TASK DETAILS:
Extract the lines from the start through the line that holds "<div id='chartholder'></div>", both included, omitting all images.

DATA PROVIDED:
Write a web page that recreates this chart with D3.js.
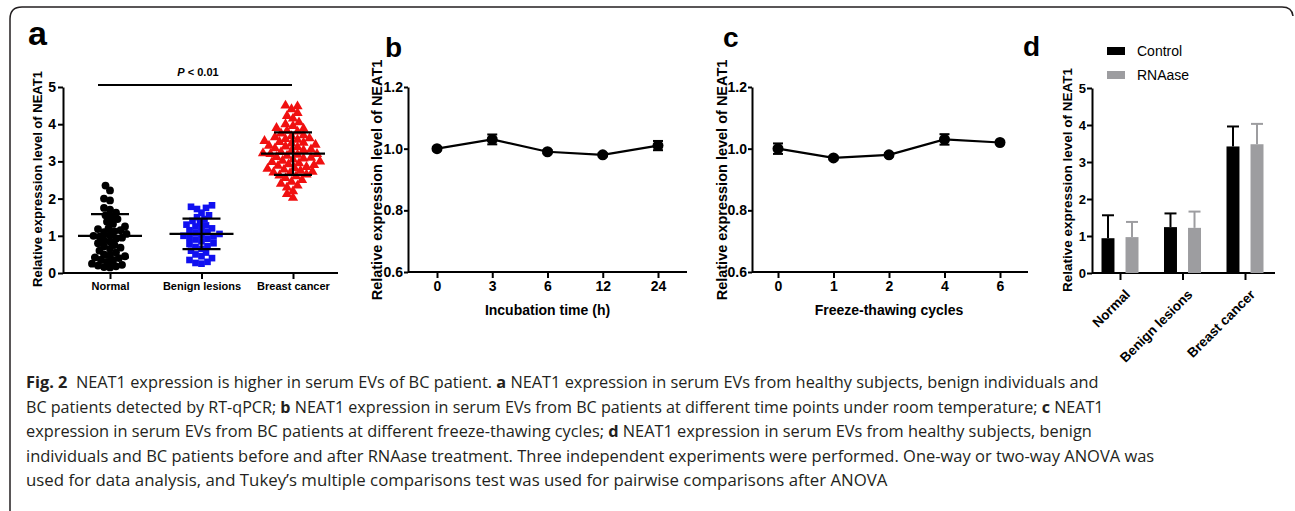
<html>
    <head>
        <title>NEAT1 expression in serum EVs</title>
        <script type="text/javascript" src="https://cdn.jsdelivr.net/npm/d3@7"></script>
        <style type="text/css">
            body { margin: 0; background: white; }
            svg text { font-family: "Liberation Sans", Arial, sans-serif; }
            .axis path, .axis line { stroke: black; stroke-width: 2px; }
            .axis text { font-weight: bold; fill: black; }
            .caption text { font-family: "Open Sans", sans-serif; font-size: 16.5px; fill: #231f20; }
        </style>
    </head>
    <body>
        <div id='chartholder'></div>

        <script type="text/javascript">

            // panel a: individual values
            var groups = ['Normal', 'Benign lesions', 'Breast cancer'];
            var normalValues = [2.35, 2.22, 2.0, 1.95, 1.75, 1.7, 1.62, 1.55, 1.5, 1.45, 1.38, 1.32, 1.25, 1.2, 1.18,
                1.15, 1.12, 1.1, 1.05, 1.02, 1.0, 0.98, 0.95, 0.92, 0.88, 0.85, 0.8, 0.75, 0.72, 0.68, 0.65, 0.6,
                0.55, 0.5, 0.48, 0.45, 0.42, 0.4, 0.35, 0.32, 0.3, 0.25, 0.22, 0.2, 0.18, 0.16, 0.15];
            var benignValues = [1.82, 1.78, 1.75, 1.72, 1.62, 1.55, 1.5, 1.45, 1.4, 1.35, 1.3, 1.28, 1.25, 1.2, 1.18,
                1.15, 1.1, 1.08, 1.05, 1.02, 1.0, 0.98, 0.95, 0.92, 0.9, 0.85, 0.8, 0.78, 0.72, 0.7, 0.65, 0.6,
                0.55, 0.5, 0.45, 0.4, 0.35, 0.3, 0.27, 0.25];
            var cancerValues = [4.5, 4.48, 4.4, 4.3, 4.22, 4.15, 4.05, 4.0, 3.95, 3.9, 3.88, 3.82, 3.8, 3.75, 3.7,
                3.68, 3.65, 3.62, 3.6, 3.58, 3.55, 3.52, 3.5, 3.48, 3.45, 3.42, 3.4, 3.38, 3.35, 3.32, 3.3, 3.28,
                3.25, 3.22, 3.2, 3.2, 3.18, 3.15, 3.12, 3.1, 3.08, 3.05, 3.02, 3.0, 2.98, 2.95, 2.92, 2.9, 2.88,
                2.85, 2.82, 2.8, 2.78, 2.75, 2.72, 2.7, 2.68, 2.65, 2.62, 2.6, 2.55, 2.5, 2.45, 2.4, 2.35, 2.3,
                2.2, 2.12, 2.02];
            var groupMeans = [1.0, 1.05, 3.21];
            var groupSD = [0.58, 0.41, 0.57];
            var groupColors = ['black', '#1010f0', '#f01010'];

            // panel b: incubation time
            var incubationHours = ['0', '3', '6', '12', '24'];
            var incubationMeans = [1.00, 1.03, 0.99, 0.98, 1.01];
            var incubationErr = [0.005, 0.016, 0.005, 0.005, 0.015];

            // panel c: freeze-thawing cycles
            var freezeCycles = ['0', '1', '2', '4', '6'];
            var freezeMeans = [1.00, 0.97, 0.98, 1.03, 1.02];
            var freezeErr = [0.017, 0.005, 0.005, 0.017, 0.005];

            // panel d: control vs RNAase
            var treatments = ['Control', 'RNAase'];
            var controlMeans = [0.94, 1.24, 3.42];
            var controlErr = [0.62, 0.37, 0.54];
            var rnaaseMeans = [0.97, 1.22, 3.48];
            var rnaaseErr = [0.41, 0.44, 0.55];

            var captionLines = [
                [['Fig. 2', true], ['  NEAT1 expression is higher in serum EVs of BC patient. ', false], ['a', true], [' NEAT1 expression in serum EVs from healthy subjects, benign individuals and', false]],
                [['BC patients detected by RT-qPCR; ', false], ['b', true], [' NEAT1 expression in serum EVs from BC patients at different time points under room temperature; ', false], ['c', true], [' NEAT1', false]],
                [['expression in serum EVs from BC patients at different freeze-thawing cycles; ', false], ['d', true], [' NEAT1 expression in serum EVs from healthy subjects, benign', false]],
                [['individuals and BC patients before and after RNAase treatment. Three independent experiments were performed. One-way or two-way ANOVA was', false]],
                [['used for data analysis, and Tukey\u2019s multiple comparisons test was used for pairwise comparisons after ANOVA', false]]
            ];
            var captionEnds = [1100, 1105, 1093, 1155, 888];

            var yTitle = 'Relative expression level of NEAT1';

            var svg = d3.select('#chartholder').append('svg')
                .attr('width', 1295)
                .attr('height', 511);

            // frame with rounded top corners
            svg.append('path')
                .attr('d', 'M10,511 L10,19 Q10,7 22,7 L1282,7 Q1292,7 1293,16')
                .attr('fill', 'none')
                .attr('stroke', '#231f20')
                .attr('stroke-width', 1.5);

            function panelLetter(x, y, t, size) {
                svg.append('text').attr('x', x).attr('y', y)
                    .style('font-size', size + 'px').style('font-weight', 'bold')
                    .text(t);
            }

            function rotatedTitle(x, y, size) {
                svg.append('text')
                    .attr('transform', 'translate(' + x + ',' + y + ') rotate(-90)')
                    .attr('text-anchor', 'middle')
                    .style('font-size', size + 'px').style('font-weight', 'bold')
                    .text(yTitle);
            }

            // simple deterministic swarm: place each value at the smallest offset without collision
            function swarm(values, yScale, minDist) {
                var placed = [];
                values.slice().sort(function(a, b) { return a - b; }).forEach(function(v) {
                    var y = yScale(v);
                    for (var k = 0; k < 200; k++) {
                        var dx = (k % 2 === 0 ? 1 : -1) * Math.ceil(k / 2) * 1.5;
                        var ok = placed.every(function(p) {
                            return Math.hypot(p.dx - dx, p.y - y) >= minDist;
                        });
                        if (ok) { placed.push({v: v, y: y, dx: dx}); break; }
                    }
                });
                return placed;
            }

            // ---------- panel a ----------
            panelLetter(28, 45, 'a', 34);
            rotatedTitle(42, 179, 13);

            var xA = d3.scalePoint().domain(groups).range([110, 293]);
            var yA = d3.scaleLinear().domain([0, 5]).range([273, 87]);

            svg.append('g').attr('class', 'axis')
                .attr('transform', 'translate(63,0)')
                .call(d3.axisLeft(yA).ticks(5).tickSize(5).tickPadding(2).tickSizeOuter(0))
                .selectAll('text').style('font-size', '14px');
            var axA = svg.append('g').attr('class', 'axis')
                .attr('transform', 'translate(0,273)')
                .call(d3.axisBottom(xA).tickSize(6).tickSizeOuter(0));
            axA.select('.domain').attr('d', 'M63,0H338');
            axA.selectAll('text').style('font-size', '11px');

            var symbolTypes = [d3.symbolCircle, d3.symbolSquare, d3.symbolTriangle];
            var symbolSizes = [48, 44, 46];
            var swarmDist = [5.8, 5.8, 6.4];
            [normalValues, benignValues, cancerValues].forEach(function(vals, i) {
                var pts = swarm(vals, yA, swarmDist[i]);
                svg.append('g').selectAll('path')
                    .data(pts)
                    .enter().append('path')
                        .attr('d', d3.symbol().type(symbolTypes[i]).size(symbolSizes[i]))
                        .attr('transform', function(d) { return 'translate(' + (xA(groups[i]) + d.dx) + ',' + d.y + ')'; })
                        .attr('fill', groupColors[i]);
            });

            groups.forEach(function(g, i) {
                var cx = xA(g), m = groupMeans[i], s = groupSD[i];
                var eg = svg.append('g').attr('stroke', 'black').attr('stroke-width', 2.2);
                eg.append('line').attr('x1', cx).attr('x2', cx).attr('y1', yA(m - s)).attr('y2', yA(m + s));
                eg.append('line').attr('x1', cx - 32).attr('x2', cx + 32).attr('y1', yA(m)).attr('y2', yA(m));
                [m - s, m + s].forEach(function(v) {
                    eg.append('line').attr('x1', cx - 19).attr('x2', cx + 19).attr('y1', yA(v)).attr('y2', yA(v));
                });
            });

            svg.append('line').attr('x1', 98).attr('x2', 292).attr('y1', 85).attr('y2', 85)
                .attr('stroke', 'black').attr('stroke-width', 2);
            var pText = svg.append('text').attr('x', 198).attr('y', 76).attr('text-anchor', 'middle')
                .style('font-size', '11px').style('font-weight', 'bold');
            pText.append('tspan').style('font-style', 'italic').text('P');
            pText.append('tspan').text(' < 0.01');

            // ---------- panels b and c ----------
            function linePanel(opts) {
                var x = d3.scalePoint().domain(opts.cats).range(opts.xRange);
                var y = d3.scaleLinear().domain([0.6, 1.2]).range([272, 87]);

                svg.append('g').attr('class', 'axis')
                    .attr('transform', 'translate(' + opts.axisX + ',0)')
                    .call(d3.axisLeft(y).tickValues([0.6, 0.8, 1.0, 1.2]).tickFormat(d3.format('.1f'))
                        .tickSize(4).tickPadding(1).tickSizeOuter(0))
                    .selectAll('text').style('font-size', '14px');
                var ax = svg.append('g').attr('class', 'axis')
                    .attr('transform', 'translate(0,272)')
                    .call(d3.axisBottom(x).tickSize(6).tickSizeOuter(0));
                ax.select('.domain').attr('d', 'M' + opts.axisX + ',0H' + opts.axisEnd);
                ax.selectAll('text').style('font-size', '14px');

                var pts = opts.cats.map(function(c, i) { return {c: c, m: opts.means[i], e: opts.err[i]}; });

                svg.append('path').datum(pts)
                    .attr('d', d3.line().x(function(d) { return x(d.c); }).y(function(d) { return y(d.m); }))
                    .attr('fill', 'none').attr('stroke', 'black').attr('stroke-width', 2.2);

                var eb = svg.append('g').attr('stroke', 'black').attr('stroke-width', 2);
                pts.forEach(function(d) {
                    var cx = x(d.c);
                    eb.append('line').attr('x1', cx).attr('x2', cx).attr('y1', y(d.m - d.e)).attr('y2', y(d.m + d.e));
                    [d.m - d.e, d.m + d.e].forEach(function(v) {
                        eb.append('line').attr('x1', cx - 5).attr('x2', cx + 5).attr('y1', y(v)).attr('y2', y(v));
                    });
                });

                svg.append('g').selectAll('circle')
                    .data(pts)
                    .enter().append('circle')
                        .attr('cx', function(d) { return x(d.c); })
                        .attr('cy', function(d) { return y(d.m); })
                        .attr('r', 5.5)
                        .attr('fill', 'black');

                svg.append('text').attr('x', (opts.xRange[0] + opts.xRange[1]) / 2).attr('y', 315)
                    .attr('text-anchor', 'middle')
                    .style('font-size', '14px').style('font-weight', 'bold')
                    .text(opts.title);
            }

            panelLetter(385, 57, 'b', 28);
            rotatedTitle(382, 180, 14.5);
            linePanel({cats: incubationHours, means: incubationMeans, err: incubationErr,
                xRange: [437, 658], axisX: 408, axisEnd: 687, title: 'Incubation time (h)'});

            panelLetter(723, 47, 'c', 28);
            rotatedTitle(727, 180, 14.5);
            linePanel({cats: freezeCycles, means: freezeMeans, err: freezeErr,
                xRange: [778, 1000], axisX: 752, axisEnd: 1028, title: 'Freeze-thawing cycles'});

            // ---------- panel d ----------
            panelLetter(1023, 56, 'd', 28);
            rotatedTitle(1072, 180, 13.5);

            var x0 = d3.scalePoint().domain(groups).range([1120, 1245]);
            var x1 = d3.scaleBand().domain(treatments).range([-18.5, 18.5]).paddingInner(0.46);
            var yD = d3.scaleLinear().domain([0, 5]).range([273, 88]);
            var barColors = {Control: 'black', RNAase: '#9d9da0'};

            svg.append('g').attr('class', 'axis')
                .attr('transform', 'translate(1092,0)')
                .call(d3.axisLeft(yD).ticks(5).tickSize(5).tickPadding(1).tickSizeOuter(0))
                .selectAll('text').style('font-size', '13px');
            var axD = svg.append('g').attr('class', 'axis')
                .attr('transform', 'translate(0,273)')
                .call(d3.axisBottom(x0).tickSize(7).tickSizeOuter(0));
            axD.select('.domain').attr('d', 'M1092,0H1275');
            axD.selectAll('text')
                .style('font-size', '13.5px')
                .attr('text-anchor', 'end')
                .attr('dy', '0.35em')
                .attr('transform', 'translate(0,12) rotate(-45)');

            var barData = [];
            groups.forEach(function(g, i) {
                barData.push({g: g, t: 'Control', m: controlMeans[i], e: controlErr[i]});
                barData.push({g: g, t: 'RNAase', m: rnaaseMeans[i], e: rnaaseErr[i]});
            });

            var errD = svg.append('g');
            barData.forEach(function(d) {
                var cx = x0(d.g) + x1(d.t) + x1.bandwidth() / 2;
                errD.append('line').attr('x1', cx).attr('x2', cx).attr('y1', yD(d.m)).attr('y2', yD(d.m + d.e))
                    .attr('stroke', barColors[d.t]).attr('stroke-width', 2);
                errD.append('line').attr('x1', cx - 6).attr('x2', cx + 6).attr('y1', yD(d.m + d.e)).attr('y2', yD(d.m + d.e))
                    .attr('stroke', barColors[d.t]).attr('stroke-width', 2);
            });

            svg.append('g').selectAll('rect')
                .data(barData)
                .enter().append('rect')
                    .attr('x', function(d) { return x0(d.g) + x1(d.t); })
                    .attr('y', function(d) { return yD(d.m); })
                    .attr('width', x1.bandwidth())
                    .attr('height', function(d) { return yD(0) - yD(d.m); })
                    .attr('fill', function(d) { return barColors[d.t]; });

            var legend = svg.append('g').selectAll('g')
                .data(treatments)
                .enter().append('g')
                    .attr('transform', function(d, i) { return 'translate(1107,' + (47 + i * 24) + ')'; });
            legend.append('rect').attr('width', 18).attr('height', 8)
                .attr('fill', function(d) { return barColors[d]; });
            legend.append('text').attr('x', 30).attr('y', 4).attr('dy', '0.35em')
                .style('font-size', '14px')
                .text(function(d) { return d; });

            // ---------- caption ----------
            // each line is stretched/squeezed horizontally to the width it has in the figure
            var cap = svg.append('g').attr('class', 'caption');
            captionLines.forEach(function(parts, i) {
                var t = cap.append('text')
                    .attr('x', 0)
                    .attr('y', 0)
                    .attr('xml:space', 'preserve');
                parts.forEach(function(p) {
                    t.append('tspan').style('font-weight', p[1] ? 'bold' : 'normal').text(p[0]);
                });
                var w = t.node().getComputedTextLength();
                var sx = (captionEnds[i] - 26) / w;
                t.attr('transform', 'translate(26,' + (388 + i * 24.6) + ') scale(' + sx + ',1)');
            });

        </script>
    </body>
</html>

FULL RESPONSE:
Write a web page that recreates this chart with D3.js.
<html>
    <head>
        <title>NEAT1 expression in serum EVs</title>
        <script type="text/javascript" src="https://cdn.jsdelivr.net/npm/d3@7"></script>
        <style type="text/css">
            body { margin: 0; background: white; }
            svg text { font-family: "Liberation Sans", Arial, sans-serif; }
            .axis path, .axis line { stroke: black; stroke-width: 2px; }
            .axis text { font-weight: bold; fill: black; }
            .caption text { font-family: "Open Sans", sans-serif; font-size: 16.5px; fill: #231f20; }
        </style>
    </head>
    <body>
        <div id='chartholder'></div>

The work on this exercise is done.